__Problem__. Return each line that holds the word "React".

__Data records__.
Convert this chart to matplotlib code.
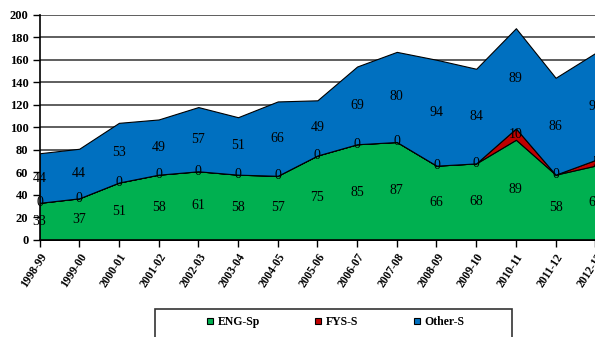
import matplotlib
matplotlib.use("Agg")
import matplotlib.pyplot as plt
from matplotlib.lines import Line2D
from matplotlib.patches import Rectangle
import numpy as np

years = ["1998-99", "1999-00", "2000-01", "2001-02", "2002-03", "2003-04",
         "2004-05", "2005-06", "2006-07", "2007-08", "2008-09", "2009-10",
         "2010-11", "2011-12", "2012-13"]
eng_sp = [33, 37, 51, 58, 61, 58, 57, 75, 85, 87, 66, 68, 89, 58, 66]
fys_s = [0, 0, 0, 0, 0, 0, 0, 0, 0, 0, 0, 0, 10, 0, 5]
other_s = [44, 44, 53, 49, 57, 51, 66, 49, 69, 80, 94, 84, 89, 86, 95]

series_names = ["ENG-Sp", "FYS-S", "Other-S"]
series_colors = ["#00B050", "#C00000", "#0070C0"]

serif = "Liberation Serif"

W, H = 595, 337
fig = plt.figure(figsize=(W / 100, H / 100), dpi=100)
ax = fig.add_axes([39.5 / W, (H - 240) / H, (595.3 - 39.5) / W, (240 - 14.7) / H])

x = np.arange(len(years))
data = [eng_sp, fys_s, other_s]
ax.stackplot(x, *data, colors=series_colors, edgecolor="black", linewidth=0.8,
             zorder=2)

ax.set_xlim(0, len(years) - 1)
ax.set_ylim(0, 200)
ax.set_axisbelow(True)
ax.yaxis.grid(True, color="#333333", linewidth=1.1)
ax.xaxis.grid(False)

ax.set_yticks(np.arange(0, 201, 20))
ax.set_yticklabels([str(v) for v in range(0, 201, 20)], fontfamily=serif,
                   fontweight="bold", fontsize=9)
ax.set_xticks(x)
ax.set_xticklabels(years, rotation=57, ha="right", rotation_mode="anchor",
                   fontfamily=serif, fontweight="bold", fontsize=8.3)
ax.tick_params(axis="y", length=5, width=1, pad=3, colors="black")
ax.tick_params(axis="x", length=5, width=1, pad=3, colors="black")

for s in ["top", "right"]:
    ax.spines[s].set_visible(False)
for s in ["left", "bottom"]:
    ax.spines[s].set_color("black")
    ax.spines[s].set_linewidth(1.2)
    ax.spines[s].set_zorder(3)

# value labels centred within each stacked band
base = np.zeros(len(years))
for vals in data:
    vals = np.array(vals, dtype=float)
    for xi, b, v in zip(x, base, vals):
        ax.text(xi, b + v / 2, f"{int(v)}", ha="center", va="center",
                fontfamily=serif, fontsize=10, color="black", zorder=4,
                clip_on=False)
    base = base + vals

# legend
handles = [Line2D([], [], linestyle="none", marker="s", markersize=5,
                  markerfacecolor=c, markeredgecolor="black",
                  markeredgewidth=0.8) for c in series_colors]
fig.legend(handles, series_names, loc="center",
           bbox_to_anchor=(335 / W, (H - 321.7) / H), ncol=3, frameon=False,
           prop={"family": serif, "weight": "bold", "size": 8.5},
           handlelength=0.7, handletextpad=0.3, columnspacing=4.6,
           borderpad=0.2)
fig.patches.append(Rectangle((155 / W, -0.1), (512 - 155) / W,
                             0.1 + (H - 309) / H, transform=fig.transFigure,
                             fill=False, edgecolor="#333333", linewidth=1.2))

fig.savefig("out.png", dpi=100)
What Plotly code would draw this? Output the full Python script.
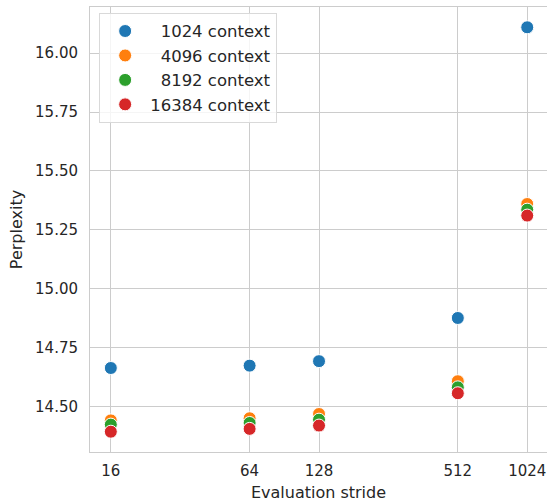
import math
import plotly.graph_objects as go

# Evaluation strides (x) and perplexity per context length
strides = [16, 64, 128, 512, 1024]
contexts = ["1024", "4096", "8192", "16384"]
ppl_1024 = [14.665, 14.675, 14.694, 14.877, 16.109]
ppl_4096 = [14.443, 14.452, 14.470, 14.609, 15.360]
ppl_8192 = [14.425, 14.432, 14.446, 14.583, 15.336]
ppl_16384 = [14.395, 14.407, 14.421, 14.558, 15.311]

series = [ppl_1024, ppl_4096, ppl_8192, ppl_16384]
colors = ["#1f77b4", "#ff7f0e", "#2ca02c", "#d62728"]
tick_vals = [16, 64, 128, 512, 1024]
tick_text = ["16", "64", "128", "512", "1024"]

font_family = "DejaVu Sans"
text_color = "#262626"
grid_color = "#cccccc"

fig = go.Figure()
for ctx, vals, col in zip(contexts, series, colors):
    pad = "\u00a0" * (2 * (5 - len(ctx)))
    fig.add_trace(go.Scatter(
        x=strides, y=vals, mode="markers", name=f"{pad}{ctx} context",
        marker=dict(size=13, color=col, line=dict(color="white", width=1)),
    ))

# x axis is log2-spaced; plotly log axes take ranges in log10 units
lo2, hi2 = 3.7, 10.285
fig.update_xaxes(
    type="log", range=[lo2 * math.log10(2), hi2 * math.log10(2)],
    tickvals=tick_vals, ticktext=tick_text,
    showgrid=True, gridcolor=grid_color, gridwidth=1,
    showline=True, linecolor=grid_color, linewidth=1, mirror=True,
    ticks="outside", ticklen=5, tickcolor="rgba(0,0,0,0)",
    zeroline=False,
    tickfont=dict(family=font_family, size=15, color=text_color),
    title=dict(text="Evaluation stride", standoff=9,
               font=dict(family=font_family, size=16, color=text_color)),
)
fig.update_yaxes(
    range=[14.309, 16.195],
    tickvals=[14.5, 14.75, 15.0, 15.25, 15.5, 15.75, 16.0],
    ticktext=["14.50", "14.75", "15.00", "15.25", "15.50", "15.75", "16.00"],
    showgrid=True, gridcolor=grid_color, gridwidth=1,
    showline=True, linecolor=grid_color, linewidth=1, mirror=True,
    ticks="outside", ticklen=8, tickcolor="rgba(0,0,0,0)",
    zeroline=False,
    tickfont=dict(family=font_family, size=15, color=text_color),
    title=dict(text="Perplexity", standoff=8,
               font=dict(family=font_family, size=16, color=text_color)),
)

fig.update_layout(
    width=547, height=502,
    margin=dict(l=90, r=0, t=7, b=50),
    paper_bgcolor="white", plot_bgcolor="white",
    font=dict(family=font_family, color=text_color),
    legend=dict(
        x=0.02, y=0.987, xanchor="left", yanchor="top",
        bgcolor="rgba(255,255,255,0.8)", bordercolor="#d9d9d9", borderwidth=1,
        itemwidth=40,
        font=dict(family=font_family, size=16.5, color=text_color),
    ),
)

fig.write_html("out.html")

* * *

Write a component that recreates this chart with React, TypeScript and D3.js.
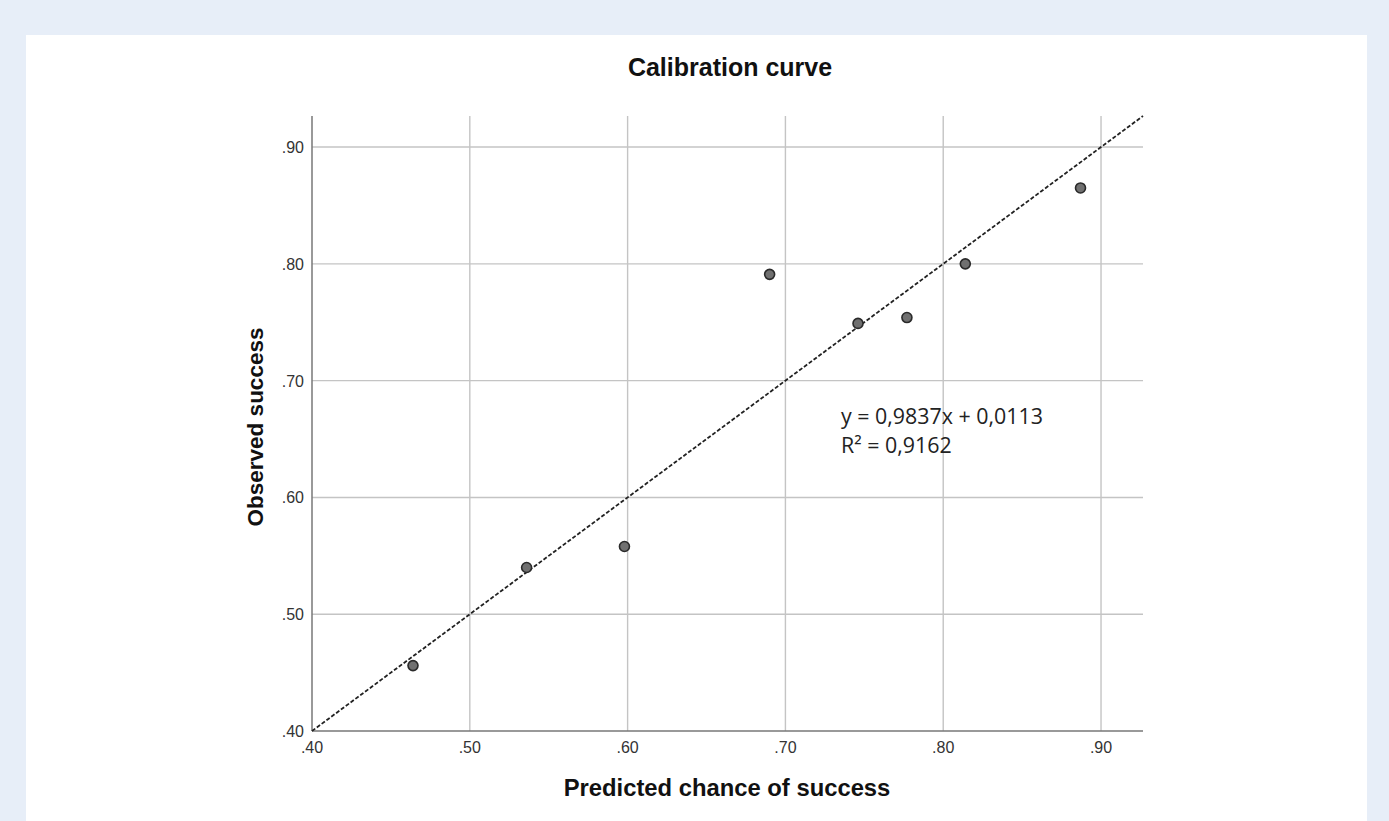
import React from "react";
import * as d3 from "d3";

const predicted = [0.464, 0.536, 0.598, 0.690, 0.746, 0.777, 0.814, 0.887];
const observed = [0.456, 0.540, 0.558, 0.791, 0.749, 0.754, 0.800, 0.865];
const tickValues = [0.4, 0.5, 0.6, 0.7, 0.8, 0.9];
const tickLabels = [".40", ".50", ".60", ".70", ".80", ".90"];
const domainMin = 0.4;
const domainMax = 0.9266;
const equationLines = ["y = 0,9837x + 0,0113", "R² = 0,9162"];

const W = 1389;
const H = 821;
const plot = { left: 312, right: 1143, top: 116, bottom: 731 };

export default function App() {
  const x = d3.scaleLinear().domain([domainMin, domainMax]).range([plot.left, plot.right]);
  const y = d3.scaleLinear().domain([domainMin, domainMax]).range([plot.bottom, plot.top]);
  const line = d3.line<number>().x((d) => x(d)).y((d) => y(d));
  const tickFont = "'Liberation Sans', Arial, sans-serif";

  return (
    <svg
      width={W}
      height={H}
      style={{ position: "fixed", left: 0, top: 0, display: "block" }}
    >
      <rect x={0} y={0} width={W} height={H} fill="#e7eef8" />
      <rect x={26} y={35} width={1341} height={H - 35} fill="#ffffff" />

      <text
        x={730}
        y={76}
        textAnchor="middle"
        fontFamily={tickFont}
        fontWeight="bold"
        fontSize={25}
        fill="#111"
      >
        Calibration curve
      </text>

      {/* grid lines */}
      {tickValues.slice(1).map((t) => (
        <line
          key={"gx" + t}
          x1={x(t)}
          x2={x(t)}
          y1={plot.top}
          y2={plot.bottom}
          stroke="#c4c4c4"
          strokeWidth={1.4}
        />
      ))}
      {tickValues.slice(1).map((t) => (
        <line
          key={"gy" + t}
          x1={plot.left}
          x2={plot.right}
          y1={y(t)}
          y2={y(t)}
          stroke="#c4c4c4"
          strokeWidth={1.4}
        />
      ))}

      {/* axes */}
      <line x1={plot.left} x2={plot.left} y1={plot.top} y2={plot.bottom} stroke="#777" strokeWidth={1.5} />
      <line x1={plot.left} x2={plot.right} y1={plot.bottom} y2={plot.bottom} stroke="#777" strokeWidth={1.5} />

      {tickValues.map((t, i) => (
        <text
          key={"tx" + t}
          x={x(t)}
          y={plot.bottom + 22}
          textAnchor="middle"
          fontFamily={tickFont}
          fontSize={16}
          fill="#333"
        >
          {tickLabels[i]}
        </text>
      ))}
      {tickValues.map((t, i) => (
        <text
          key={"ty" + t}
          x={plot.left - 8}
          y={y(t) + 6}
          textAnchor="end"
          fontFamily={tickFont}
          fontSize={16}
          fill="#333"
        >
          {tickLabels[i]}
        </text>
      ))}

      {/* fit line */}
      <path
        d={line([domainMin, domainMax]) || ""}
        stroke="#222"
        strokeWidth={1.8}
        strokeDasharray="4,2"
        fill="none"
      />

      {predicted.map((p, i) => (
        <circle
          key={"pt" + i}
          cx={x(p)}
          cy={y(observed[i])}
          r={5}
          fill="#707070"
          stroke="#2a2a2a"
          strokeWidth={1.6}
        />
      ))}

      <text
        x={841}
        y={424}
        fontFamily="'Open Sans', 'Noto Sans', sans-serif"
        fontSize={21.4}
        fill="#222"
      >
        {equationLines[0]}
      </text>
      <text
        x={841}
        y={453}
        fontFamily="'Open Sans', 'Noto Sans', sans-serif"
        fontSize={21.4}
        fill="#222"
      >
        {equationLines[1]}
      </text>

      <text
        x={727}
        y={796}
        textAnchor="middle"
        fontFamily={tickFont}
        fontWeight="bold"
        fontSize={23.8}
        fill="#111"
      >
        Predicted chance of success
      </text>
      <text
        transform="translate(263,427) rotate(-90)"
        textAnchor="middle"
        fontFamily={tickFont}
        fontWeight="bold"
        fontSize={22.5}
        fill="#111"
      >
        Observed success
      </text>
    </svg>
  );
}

==

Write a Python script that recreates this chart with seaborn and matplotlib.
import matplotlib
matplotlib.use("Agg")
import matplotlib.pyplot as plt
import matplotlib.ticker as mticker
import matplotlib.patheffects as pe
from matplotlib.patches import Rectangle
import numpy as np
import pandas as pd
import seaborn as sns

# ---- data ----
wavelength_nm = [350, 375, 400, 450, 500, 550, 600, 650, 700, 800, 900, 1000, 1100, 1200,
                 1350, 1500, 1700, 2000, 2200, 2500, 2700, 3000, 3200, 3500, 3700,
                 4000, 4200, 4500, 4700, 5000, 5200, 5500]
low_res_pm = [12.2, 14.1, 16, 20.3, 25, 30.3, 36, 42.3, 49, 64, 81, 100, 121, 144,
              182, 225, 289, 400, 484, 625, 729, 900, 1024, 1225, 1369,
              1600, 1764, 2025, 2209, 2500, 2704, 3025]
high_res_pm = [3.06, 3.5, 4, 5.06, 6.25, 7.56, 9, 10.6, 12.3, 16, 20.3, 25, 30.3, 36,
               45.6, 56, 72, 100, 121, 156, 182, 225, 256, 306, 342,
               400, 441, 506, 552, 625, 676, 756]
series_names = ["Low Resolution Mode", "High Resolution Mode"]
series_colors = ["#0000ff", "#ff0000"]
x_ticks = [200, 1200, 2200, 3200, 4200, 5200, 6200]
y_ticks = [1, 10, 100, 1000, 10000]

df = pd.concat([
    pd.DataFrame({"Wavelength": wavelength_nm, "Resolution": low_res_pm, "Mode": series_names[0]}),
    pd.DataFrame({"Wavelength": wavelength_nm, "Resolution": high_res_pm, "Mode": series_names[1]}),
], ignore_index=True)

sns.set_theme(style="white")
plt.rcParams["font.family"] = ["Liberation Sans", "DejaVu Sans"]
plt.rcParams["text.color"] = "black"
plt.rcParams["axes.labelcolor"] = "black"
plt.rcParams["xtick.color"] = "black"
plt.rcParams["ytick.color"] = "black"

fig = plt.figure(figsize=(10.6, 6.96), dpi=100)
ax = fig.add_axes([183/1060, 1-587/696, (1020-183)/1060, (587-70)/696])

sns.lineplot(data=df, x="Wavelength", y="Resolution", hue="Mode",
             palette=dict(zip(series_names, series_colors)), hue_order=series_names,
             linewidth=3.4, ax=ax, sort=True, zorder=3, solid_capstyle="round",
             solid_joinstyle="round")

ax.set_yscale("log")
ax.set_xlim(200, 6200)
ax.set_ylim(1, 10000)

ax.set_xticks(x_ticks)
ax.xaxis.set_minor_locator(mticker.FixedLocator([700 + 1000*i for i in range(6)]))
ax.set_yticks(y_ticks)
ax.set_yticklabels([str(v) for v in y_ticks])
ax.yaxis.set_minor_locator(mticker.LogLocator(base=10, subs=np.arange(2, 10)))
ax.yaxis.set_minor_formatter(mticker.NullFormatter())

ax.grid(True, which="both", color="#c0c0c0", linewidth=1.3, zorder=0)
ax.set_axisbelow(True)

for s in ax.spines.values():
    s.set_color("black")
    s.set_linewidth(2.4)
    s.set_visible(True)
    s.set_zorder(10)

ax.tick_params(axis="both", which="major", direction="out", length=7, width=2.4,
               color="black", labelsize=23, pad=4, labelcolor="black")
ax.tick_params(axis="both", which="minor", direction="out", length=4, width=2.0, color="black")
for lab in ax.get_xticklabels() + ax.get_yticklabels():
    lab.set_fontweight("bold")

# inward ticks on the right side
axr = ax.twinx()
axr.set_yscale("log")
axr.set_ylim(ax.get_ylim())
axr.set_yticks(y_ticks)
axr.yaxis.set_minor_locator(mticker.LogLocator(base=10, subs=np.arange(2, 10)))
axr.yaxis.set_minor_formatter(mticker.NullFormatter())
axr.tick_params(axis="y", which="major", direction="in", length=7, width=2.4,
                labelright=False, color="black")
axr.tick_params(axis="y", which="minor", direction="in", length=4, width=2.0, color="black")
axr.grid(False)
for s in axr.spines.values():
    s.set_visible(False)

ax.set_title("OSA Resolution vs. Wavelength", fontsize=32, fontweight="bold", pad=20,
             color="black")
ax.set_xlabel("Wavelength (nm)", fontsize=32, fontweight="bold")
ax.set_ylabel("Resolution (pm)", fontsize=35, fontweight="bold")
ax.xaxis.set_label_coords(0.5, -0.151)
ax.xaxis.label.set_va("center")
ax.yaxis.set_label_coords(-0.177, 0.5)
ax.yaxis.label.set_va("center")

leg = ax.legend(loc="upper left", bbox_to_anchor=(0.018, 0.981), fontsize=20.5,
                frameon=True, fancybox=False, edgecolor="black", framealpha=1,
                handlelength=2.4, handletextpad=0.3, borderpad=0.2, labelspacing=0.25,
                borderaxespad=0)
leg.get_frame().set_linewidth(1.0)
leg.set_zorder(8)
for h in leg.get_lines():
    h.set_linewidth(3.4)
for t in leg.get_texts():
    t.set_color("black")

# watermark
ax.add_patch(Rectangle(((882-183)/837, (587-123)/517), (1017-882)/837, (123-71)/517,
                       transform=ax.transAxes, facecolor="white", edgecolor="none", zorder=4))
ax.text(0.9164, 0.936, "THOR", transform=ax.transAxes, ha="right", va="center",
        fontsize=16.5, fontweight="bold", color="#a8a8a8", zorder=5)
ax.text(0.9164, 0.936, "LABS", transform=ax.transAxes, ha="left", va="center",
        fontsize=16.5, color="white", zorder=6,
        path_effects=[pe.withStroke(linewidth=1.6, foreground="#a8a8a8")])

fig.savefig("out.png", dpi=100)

__The output__.
Write a component that recreates this chart with React, TypeScript and D3.js.
import React from "react";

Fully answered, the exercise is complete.